### Exercise
Review the material and extract every line in which the word "matplotlib" occurs.

── Data block ──

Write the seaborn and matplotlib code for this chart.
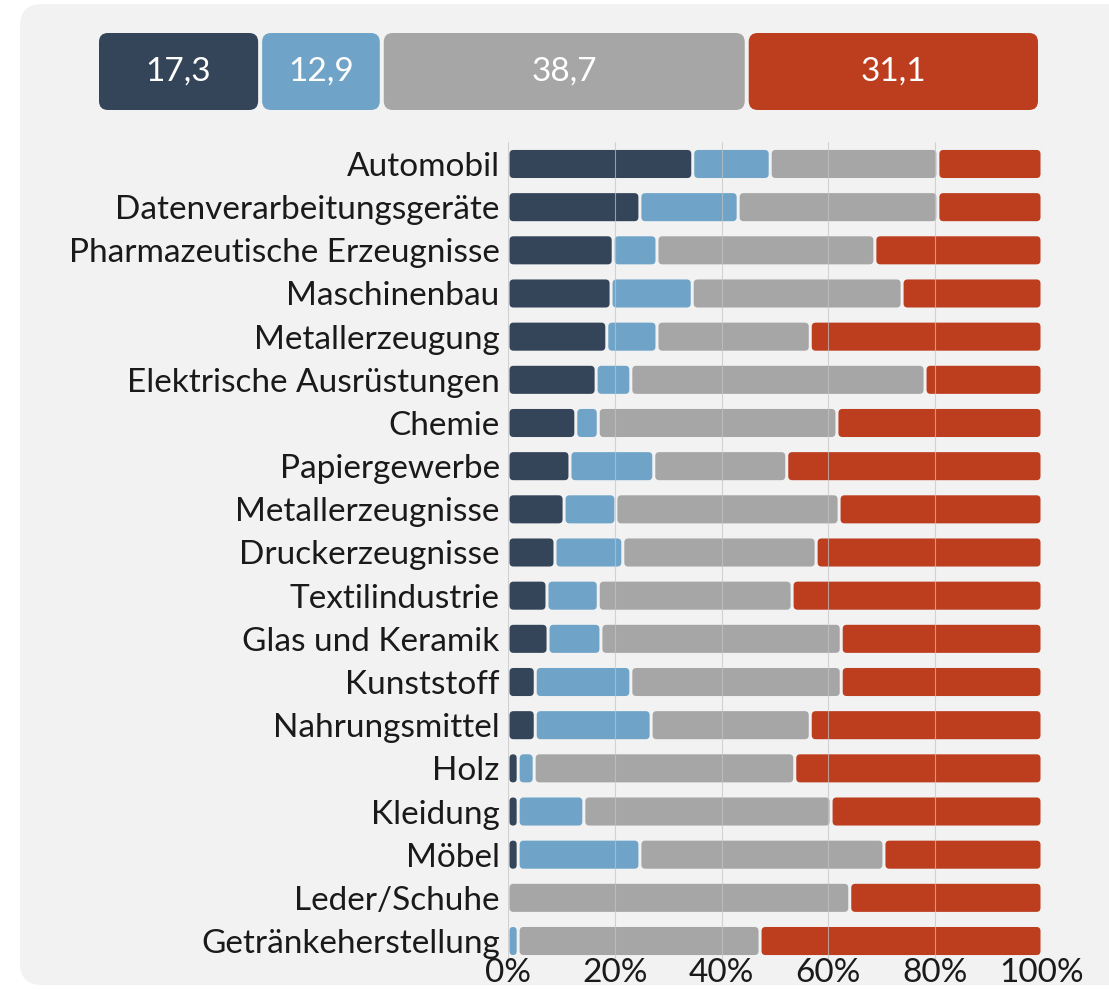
import numpy as np
import pandas as pd
import seaborn as sns
import matplotlib.pyplot as plt
from matplotlib.patches import FancyBboxPatch

# Data (shares in %)
branchen = ["Automobil", "Datenverarbeitungsgeräte", "Pharmazeutische Erzeugnisse",
            "Maschinenbau", "Metallerzeugung", "Elektrische Ausrüstungen", "Chemie",
            "Papiergewerbe", "Metallerzeugnisse", "Druckerzeugnisse", "Textilindustrie",
            "Glas und Keramik", "Kunststoff", "Nahrungsmittel", "Holz", "Kleidung",
            "Möbel", "Leder/Schuhe", "Getränkeherstellung"]
seg_dunkel = [34.6, 24.7, 19.7, 19.3, 18.5, 16.5, 12.7, 11.6, 10.5, 8.8, 7.3, 7.5,
              5.1, 5.1, 1.9, 1.9, 1.9, 0.0, 0.0]
seg_hell = [14.5, 18.4, 8.2, 15.2, 9.4, 6.5, 4.2, 15.7, 9.7, 12.7, 9.6, 9.9,
            17.9, 21.7, 3.0, 12.3, 22.8, 0.0, 1.9]
seg_grau = [31.4, 37.4, 40.8, 39.3, 28.7, 55.1, 44.7, 24.9, 41.8, 36.2, 36.3, 45.0,
            39.4, 29.8, 48.8, 46.3, 45.7, 64.0, 45.3]
seg_rot = [19.5, 19.5, 31.3, 26.2, 43.4, 21.9, 38.4, 47.8, 38.0, 42.3, 46.8, 37.6,
           37.6, 43.4, 46.3, 39.5, 29.6, 36.0, 52.8]

gesamt_werte = [17.3, 12.9, 38.7, 31.1]

farben = ["#344559", "#6fa4c8", "#a6a6a6", "#bd3e1f"]
xticks = [0, 20, 40, 60, 80, 100]

W, H = 1109, 990
sns.set_theme(style="white")
plt.rcParams["font.family"] = ["Lato", "DejaVu Sans"]

fig = plt.figure(figsize=(W / 100, H / 100), dpi=100, facecolor="white")

# rounded light grey panel in a background axes
bg = fig.add_axes([0, 0, 1, 1], zorder=-5)
bg.axis("off")
bg.set_xlim(0, W)
bg.set_ylim(H, 0)
bg.add_patch(FancyBboxPatch((20, 4), 1200, 981, boxstyle="round,pad=0,rounding_size=22",
                            fc="#f2f2f2", ec="none"))


def round_bars(ax, px_x, px_y, radius_px, gap_px):
    # swap seaborn's rectangles for rounded boxes with small gaps
    aspect = px_x / px_y
    g = gap_px / px_x / 2
    for p in list(ax.patches):
        x, y, w, h = p.get_x(), p.get_y(), p.get_width(), p.get_height()
        fc = p.get_facecolor()
        p.remove()
        if w <= 0:
            continue
        w2 = max(w - 2 * g, 0.3)
        r = min(radius_px / px_x, w2 / 2)
        ax.add_patch(FancyBboxPatch((x + g, y), w2, h,
                                    boxstyle=f"round,pad=0,rounding_size={r}",
                                    mutation_aspect=aspect, fc=fc, ec="none", zorder=1))


# main chart
ax_l, ax_r, ax_t, ax_b = 508, 1042, 142.4, 962.6
ax = fig.add_axes([ax_l / W, 1 - ax_b / H, (ax_r - ax_l) / W, (ax_b - ax_t) / H])
ax.set_facecolor("none")

left = np.zeros(len(branchen))
for vals, col in zip([seg_dunkel, seg_hell, seg_grau, seg_rot], farben):
    vals = np.array(vals)
    sns.barplot(x=vals, y=branchen, color=col, saturation=1, orient="h",
                width=0.65, errorbar=None, left=left, ax=ax)
    left = left + vals

ax.set_xlim(0, 100)
ax.set_ylim(len(branchen) - 0.5, -0.5)
round_bars(ax, (ax_r - ax_l) / 100, (ax_b - ax_t) / len(branchen), 4, 3)

ax.set_xticks(xticks)
ax.set_xticklabels([f"{t}%" for t in xticks])
ax.set_xlabel("")
ax.set_ylabel("")
ax.tick_params(axis="both", length=0, labelsize=24, colors="#1a1a1a")
ax.tick_params(axis="x", pad=-3)
ax.tick_params(axis="y", pad=6)
ax.grid(axis="x", color="#c4c4c4", lw=0.8, alpha=0.7)
ax.set_axisbelow(False)
for s in ax.spines.values():
    s.set_visible(False)

# overall bar on top
tl, tr, tt, tb = 97, 1040, 33, 110
ax2 = fig.add_axes([tl / W, 1 - tb / H, (tr - tl) / W, (tb - tt) / H])
ax2.set_facecolor("none")
start = 0.0
for v, col in zip(gesamt_werte, farben):
    sns.barplot(x=[v], y=["Gesamt"], color=col, saturation=1, orient="h",
                width=1.0, errorbar=None, left=[start], ax=ax2)
    ax2.text(start + v / 2, 0, f"{v:.1f}".replace(".", ","), ha="center",
             va="center", color="white", fontsize=24)
    start += v
ax2.set_xlim(0, 100)
ax2.set_ylim(0.5, -0.5)
round_bars(ax2, (tr - tl) / 100, tb - tt, 9, 4)
ax2.axis("off")

fig.savefig("out.png", dpi=100, facecolor="white")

───

### Result below
Write the seaborn and matplotlib code for this chart.
import matplotlib.pyplot as plt
from matplotlib.patches import FancyBboxPatch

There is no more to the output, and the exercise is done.